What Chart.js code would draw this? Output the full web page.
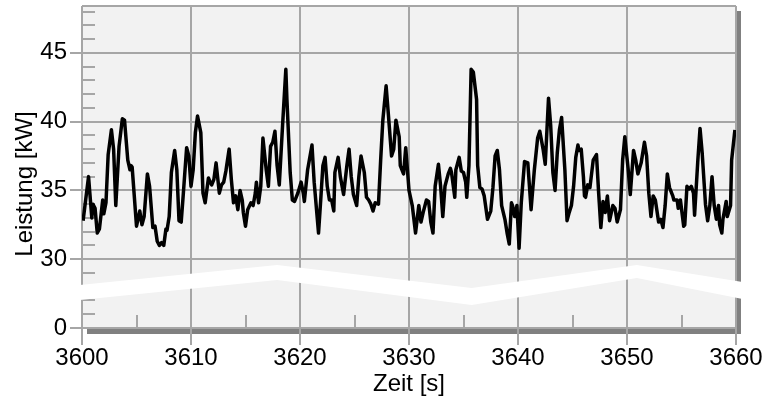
<!DOCTYPE html>
<html>
<head>
<meta charset="utf-8">
<script src="https://cdn.jsdelivr.net/npm/chart.js@4"></script>
<style>
    html, body { margin: 0; padding: 0; background: #fff; }
</style>
</head>
<body>
<canvas id="chart" width="769" height="408"></canvas>
<script>
const zeit = [
    3600.1, 3600.6, 3600.9, 3601.0, 3601.2, 3601.4, 3601.6, 3601.9, 3602.0, 3602.2,
    3602.4, 3602.7, 3602.9, 3603.1, 3603.4, 3603.7, 3603.9, 3604.2, 3604.4, 3604.5,
    3604.6, 3605.0, 3605.3, 3605.5, 3605.7, 3606.0, 3606.2, 3606.5, 3606.7, 3606.9,
    3607.1, 3607.3, 3607.5, 3607.7, 3607.8, 3608.0, 3608.2, 3608.5, 3608.7, 3608.9,
    3609.1, 3609.3, 3609.6, 3609.8, 3610.0, 3610.2, 3610.4, 3610.6, 3610.9, 3611.1,
    3611.3, 3611.6, 3611.7, 3611.9, 3612.1, 3612.3, 3612.6, 3612.8, 3613.0, 3613.2,
    3613.5, 3613.7, 3613.9, 3614.1, 3614.3, 3614.5, 3614.7, 3614.8, 3615.0, 3615.2,
    3615.5, 3615.7, 3615.9, 3616.0, 3616.2, 3616.4, 3616.6, 3616.9, 3617.1, 3617.3,
    3617.5, 3617.7, 3617.9, 3618.1, 3618.4, 3618.7, 3618.8, 3619.1, 3619.3, 3619.5,
    3619.8, 3620.1, 3620.3, 3620.4, 3620.7, 3621.1, 3621.3, 3621.7, 3621.9, 3622.1,
    3622.3, 3622.5, 3622.7, 3622.9, 3623.1, 3623.2, 3623.5, 3623.7, 3624.0, 3624.3,
    3624.5, 3624.7, 3624.9, 3625.2, 3625.4, 3625.6, 3625.9, 3626.1, 3626.3, 3626.5,
    3626.7, 3626.9, 3627.2, 3627.4, 3627.6, 3627.9, 3628.1, 3628.4, 3628.6, 3628.8,
    3629.1, 3629.2, 3629.5, 3629.7, 3630.0, 3630.3, 3630.6, 3630.9, 3631.1, 3631.3,
    3631.6, 3631.8, 3632.0, 3632.2, 3632.4, 3632.7, 3632.9, 3633.1, 3633.3, 3633.6,
    3633.8, 3633.9, 3634.2, 3634.3, 3634.6, 3634.8, 3635.0, 3635.2, 3635.3, 3635.5,
    3635.7, 3635.9, 3636.2, 3636.3, 3636.5, 3636.7, 3636.9, 3637.2, 3637.5, 3637.7,
    3637.9, 3638.1, 3638.3, 3638.5, 3638.8, 3639.0, 3639.2, 3639.4, 3639.5, 3639.7,
    3639.9, 3640.1, 3640.3, 3640.6, 3640.9, 3641.2, 3641.5, 3641.8, 3642.0, 3642.3,
    3642.5, 3642.8, 3643.0, 3643.2, 3643.4, 3643.6, 3643.8, 3644.0, 3644.3, 3644.5,
    3644.7, 3644.9, 3645.1, 3645.3, 3645.5, 3645.6, 3645.8, 3646.0, 3646.1, 3646.2,
    3646.4, 3646.6, 3646.9, 3647.2, 3647.4, 3647.6, 3647.8, 3648.0, 3648.2, 3648.4,
    3648.7, 3648.9, 3649.1, 3649.4, 3649.6, 3649.8, 3650.1, 3650.3, 3650.6, 3650.8,
    3651.0, 3651.3, 3651.6, 3651.8, 3652.0, 3652.2, 3652.4, 3652.6, 3652.9, 3653.1,
    3653.3, 3653.5, 3653.7, 3653.9, 3654.2, 3654.3, 3654.6, 3654.7, 3654.9, 3655.2,
    3655.3, 3655.5, 3655.7, 3655.9, 3656.1, 3656.2, 3656.5, 3656.7, 3656.9, 3657.2,
    3657.4, 3657.6, 3657.8, 3658.0, 3658.2, 3658.4, 3658.5, 3658.7, 3658.8, 3659.1,
    3659.2, 3659.5, 3659.6, 3659.9
];
const leistung = [
    32.8, 36.0, 33.0, 34.0, 33.7, 31.9, 32.2, 34.3, 33.3, 34.1,
    37.6, 39.4, 38.0, 33.9, 38.2, 40.2, 40.1, 37.2, 36.5, 36.8,
    36.7, 32.4, 33.5, 32.5, 33.1, 36.2, 35.3, 32.3, 32.4, 31.3,
    31.0, 31.2, 31.0, 32.2, 32.1, 33.1, 36.3, 37.9, 36.5, 32.8,
    32.7, 34.8, 38.1, 37.5, 35.3, 36.5, 39.2, 40.4, 39.2, 34.8,
    34.1, 35.9, 35.7, 35.4, 35.8, 37.0, 34.8, 35.4, 35.6, 36.4,
    38.0, 35.8, 34.1, 34.6, 33.6, 35.0, 34.3, 33.4, 32.4, 33.6,
    34.1, 33.9, 34.8, 35.6, 34.1, 35.3, 38.8, 36.5, 35.3, 38.2,
    38.5, 39.3, 36.8, 35.4, 39.7, 43.8, 41.6, 36.3, 34.3, 34.2,
    34.8, 35.6, 34.8, 34.2, 36.5, 38.3, 35.6, 31.9, 34.3, 36.8,
    37.4, 35.3, 34.3, 34.3, 33.5, 36.3, 37.4, 36.0, 34.7, 36.8,
    38.0, 36.0, 34.7, 33.9, 36.0, 37.5, 36.3, 34.5, 34.3, 34.0,
    33.5, 34.1, 34.0, 37.2, 40.1, 42.6, 40.6, 37.5, 38.0, 40.1,
    38.9, 36.8, 36.2, 38.1, 35.0, 33.9, 31.9, 33.9, 32.7, 33.4,
    34.3, 34.2, 32.7, 31.9, 35.3, 36.9, 35.3, 33.1, 35.3, 36.2,
    36.6, 36.3, 34.5, 36.5, 37.4, 36.4, 36.3, 35.6, 34.5, 36.8,
    43.8, 43.6, 41.6, 36.8, 35.2, 35.1, 34.6, 32.9, 33.5, 35.2,
    37.5, 37.9, 36.5, 33.9, 32.9, 31.9, 31.1, 34.1, 33.9, 33.1,
    33.9, 30.8, 34.1, 37.1, 37.0, 33.6, 36.5, 38.8, 39.3, 38.0,
    36.9, 41.7, 39.7, 36.3, 35.0, 37.7, 39.4, 40.3, 36.5, 32.8,
    33.4, 33.9, 35.3, 37.4, 38.3, 37.9, 38.0, 36.0, 34.6, 34.5,
    35.4, 35.2, 37.2, 37.6, 34.8, 32.3, 34.2, 33.4, 34.6, 32.8,
    33.9, 33.7, 32.7, 33.6, 37.2, 38.9, 36.6, 34.7, 37.9, 37.2,
    36.2, 37.0, 38.5, 37.5, 34.8, 33.1, 34.6, 34.3, 32.7, 32.9,
    32.3, 33.9, 36.2, 35.2, 34.6, 34.3, 34.3, 33.7, 34.3, 32.4,
    32.5, 35.3, 35.1, 35.3, 34.8, 33.2, 37.2, 39.5, 37.7, 34.0,
    32.8, 33.9, 36.0, 33.9, 32.9, 33.9, 32.5, 31.9, 32.9, 34.2,
    33.1, 33.9, 37.2, 39.4
];

const xTicks = [3600, 3610, 3620, 3630, 3640, 3650, 3660];
const xMinorTicks = [3605, 3615, 3625, 3635, 3645, 3655];
const yTicks = [0, 30, 35, 40, 45];
const xTitel = "Zeit [s]";
const yTitel = "Leistung [kW]";

// Achsenbruch: alles ab 25 kW wird um 25 nach unten geschoben
const BRUCH = 25;
function aufAchse(v) { return v >= BRUCH ? v - BRUCH : v; }
function vonAchse(u) { return u >= 4 ? u + BRUCH : u; }

// Zickzack des Bruchs (Achseinheiten)
const bruchZeit = [3599.8, 3617.9, 3635.75, 3650.9, 3660.6];
const bruchOben = [3.13, 4.58, 2.91, 4.58, 3.34];
const bruchUnten = [2.03, 3.49, 1.67, 3.63, 2.11];

const fontName = '"Liberation Sans", Arial, sans-serif';
const gitter = '#a6a6a6';

const rahmen = {
    id: 'rahmen',
    beforeDraw(chart) {
        const {ctx, chartArea: a} = chart;
        ctx.save();
        ctx.fillStyle = '#808080';
        ctx.fillRect(a.left + 5, a.top + 5, a.width, a.height + 1);
        ctx.fillStyle = '#f2f2f2';
        ctx.fillRect(a.left, a.top, a.width, a.height);
        ctx.restore();
    },
    beforeDatasetsDraw(chart) {
        const {ctx, chartArea: a, scales: {x, y}} = chart;
        ctx.save();
        ctx.strokeStyle = gitter;
        ctx.lineWidth = 2;
        ctx.beginPath();
        ctx.moveTo(a.left, Math.round(a.top)); ctx.lineTo(a.right, Math.round(a.top));
        for (let u = 1; u < y.max; u++) {
            if (u % 5 === 0) continue;
            const py = Math.round(y.getPixelForValue(u));
            ctx.moveTo(a.left, py); ctx.lineTo(a.left + 13, py);
        }
        xMinorTicks.forEach(t => {
            const px = Math.round(x.getPixelForValue(t));
            ctx.moveTo(px, a.bottom); ctx.lineTo(px, a.bottom - 13);
        });
        ctx.stroke();

        ctx.fillStyle = '#fff';
        ctx.beginPath();
        bruchZeit.forEach((t, i) => {
            const px = x.getPixelForValue(t), py = y.getPixelForValue(bruchOben[i]);
            if (i === 0) ctx.moveTo(px, py); else ctx.lineTo(px, py);
        });
        for (let i = bruchZeit.length - 1; i >= 0; i--) {
            ctx.lineTo(x.getPixelForValue(bruchZeit[i]), y.getPixelForValue(bruchUnten[i]));
        }
        ctx.closePath();
        ctx.fill();

        // y-Titel
        ctx.translate(25, 184);
        ctx.rotate(-Math.PI / 2);
        ctx.font = '24px ' + fontName;
        ctx.fillStyle = '#000';
        ctx.textAlign = 'center';
        ctx.textBaseline = 'middle';
        ctx.fillText(yTitel, 0, 0);
        ctx.restore();
    }
};

new Chart(document.getElementById('chart'), {
    type: 'line',
    data: {
        datasets: [{
            data: zeit.map((t, i) => ({x: t, y: aufAchse(leistung[i])})),
            borderColor: '#000',
            borderWidth: 3.5,
            borderJoinStyle: 'round',
            pointRadius: 0,
            tension: 0,
            fill: false
        }]
    },
    options: {
        responsive: false,
        animation: false,
        layout: { padding: { top: 6, right: 33, left: 0, bottom: 0 } },
        plugins: { legend: { display: false }, tooltip: { enabled: false } },
        scales: {
            x: {
                type: 'linear',
                min: 3600,
                max: 3660,
                afterFit(s) { s.height = 80; s.paddingLeft = 0; s.paddingRight = 0; },
                afterBuildTicks(s) { s.ticks = xTicks.map(v => ({value: v})); },
                grid: { color: gitter, lineWidth: 2, tickLength: 17 },
                border: { display: false },
                ticks: {
                    color: '#000',
                    font: { family: fontName, size: 24 },
                    padding: -1,
                    maxRotation: 0,
                    callback: v => String(v)
                },
                title: {
                    display: true,
                    text: xTitel,
                    color: '#000',
                    font: { family: fontName, size: 24 },
                    padding: { top: 0, bottom: 9 }
                }
            },
            y: {
                type: 'linear',
                min: 0,
                max: 23.4,
                afterFit(s) { s.width = 82; s.paddingTop = 0; s.paddingBottom = 0; },
                afterBuildTicks(s) { s.ticks = yTicks.map(v => ({value: aufAchse(v)})); },
                grid: { color: gitter, lineWidth: 2, tickLength: 12 },
                border: { display: false },
                ticks: {
                    color: '#000',
                    font: { family: fontName, size: 24 },
                    padding: 3,
                    callback: v => String(Math.round(vonAchse(v)))
                },
                title: { display: false }
            }
        }
    },
    plugins: [rahmen]
});
</script>
</body>
</html>
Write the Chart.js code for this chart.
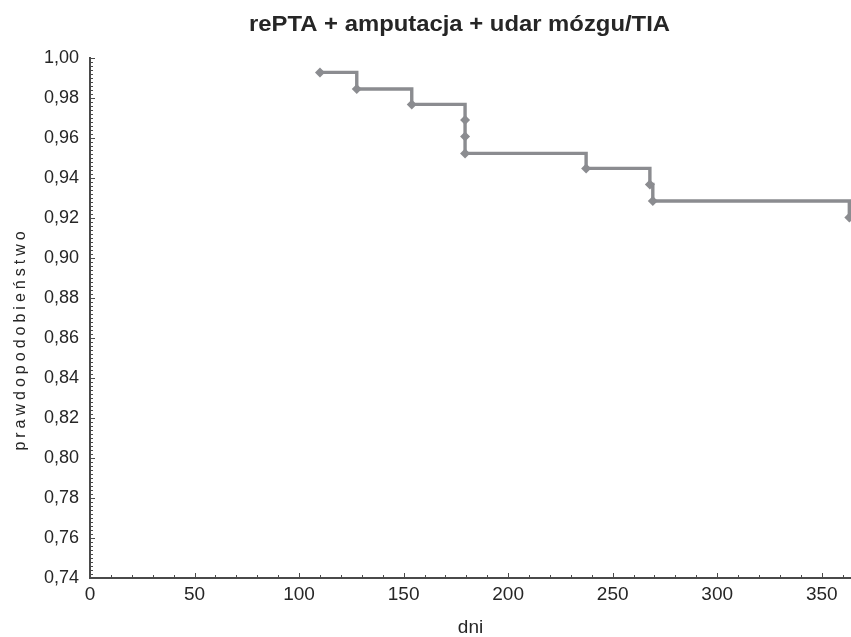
<!DOCTYPE html>
<html>
<head>
<meta charset="utf-8">
<script src="https://cdn.jsdelivr.net/npm/chart.js@4/dist/chart.umd.min.js"></script>
<style>
  html, body { margin: 0; padding: 0; background: #fff; overflow: hidden; }
  #wrap { width: 851px; height: 637px; position: relative; }
</style>
</head>
<body>
<div id="wrap"><canvas id="chart"></canvas></div>
<script>
const title = "rePTA + amputacja + udar mózgu/TIA";
const xTitle = "dni";
const yTitle = "prawdopodobieństwo";

// event times (days) and survival estimate after each event
const days = [110, 127.6, 153.9, 179.4, 179.4, 179.4, 237.3, 267.8, 269.2, 363.2];
const survival = [0.9928, 0.9845, 0.9768, 0.969, 0.9607, 0.9523, 0.9448, 0.9368, 0.9285, 0.9202];

const xTicks = [0, 50, 100, 150, 200, 250, 300, 350];

const FONT = '"Liberation Sans", Arial, sans-serif';
const INK = "#262626";
const AXIS = "#4a4a4a";

// title, rotated y label and the small inward ticks on both axes
const decorations = {
  id: "decorations",
  afterDraw(chart) {
    const ctx = chart.ctx;
    const xs = chart.scales.x, ys = chart.scales.y;
    const area = chart.chartArea;
    ctx.save();

    ctx.strokeStyle = AXIS;
    ctx.lineWidth = 1;
    ctx.beginPath();
    for (let v = 0; v <= xs.max; v += 10) {
      const px = Math.round(xs.getPixelForValue(v)) + 0.5;
      const len = v % 50 === 0 ? 5 : 3;
      ctx.moveTo(px, area.bottom);
      ctx.lineTo(px, area.bottom - len);
    }
    for (let i = 0; i <= 130; i++) {
      const v = 0.74 + i * 0.002;
      const py = Math.round(ys.getPixelForValue(v)) + 0.5;
      const len = i % 10 === 0 ? 5 : 3;
      ctx.moveTo(area.left, py);
      ctx.lineTo(area.left + len, py);
    }
    ctx.stroke();

    ctx.fillStyle = INK;
    ctx.font = "bold 22px " + FONT;
    const w = ctx.measureText(title).width;
    ctx.translate(459.5, 31);
    ctx.scale(421 / w, 1);
    ctx.textAlign = "center";
    ctx.textBaseline = "alphabetic";
    ctx.fillText(title, 0, 0);
    ctx.restore();

    ctx.save();
    ctx.fillStyle = INK;
    ctx.font = "16px " + FONT;
    ctx.letterSpacing = "4px";
    ctx.translate(25, 341);
    ctx.rotate(-Math.PI / 2);
    ctx.textAlign = "center";
    ctx.textBaseline = "alphabetic";
    ctx.fillText(yTitle, 2, 0);
    ctx.restore();
  }
};

new Chart(document.getElementById("chart"), {
  type: "line",
  data: {
    datasets: [{
      data: days.map((d, i) => ({ x: d, y: survival[i] })),
      stepped: "before",
      borderColor: "#8b8c90",
      borderWidth: 3.4,
      backgroundColor: "#8b8c90",
      pointStyle: "rectRot",
      pointRadius: 5,
      pointBorderWidth: 0,
      pointBackgroundColor: "#8b8c90",
      clip: false,
      fill: false
    }]
  },
  options: {
    responsive: true,
    maintainAspectRatio: false,
    animation: false,
    layout: { autoPadding: false, padding: { top: 58, right: 0, left: 0, bottom: 0 } },
    plugins: {
      legend: { display: false },
      title: { display: false },
      tooltip: { enabled: false }
    },
    scales: {
      x: {
        type: "linear",
        min: 0,
        max: 364,
        afterBuildTicks: s => { s.ticks = xTicks.map(v => ({ value: v })); },
        afterFit: s => { s.height = 59; s.paddingRight = 0; s.paddingLeft = 0; },
        grid: { display: false, drawTicks: false },
        border: { display: true, color: AXIS, width: 2 },
        ticks: { color: INK, font: { family: FONT, size: 19 }, padding: 5, maxRotation: 0 },
        title: { display: true, text: xTitle, color: INK, font: { family: FONT, size: 19 }, padding: { top: 0, bottom: -2 } }
      },
      y: {
        min: 0.74,
        max: 1.0,
        afterFit: s => { s.width = 90; },
        grid: { display: false, drawTicks: false },
        border: { display: true, color: AXIS, width: 2 },
        ticks: {
          stepSize: 0.02,
          color: INK,
          font: { family: FONT, size: 18 },
          padding: 11,
          callback: v => v.toFixed(2).replace(".", ",")
        }
      }
    }
  },
  plugins: [decorations]
});
</script>
</body>
</html>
+---+
▶ _THE TASK_
Exactly the lines starting at the line containing "Write the Chart.js code for this chart." and ending at the line containing "0.9368, 0.9285, 0.9202];" should be transcribed, both included; omit the pictures.

▶ _SOLUTION TO THIS TASK_
Write the Chart.js code for this chart.
<!DOCTYPE html>
<html>
<head>
<meta charset="utf-8">
<script src="https://cdn.jsdelivr.net/npm/chart.js@4/dist/chart.umd.min.js"></script>
<style>
  html, body { margin: 0; padding: 0; background: #fff; overflow: hidden; }
  #wrap { width: 851px; height: 637px; position: relative; }
</style>
</head>
<body>
<div id="wrap"><canvas id="chart"></canvas></div>
<script>
const title = "rePTA + amputacja + udar mózgu/TIA";
const xTitle = "dni";
const yTitle = "prawdopodobieństwo";

// event times (days) and survival estimate after each event
const days = [110, 127.6, 153.9, 179.4, 179.4, 179.4, 237.3, 267.8, 269.2, 363.2];
const survival = [0.9928, 0.9845, 0.9768, 0.969, 0.9607, 0.9523, 0.9448, 0.9368, 0.9285, 0.9202];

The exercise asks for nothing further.